Petrobras Stock Price Forecast - PBR Balances 14.8% Dividend Yield, Pre-Salt Growth, and Brent Price Risks
PBR trades at 5.7x earnings and under 1x sales with $60B net debt, 3.2M bpd targets, and Wall Street price targets up to $17, keeping it one of energy’s top high-yield plays | That's TradingNEWS
Petrobras (NYSE:PBR) Stock Balances Pre-Salt Growth, Heavy Capex, and Double-Digit Yield Amid Oil Price Pressure
NYSE:PBR Production Growth Anchored by Pre-Salt Expansion
Petrobras NYSE:PBR has pushed its operated production to more than 2.9 million barrels per day in Q2 2025, up 5% quarter-over-quarter, even with Brent crude averaging just $67.80 per barrel, down from $75.70 in Q1. The growth came from Brazil’s pre-salt reserves, where the new FPSO Alexandre de Gusmão added 180,000 barrels per day of capacity in May. With more FPSOs arriving through 2026, Petrobras aims for 3.2 million barrels per day by 2028, over 80% from pre-salt, underscoring the dominance of these high-margin assets in its portfolio.

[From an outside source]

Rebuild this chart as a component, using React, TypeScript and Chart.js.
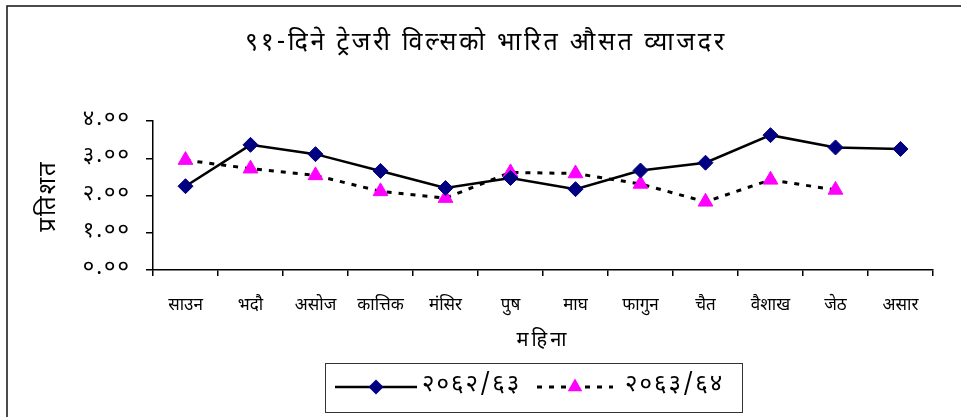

Capital Expenditures and Debt Structure
Capex totaled $8.5 billion in the first half of 2025, with 85% channeled to exploration and production. Petrobras continues to use FPSO leasing structures to expand capacity with manageable upfront spending. Total debt stands at $68 billion, with net debt near $60 billion, set against a $78 billion market cap. Although leverage is heavy, management has refinanced at lower costs and extended maturities, easing pressure on cash flow while financing its ambitious growth curve.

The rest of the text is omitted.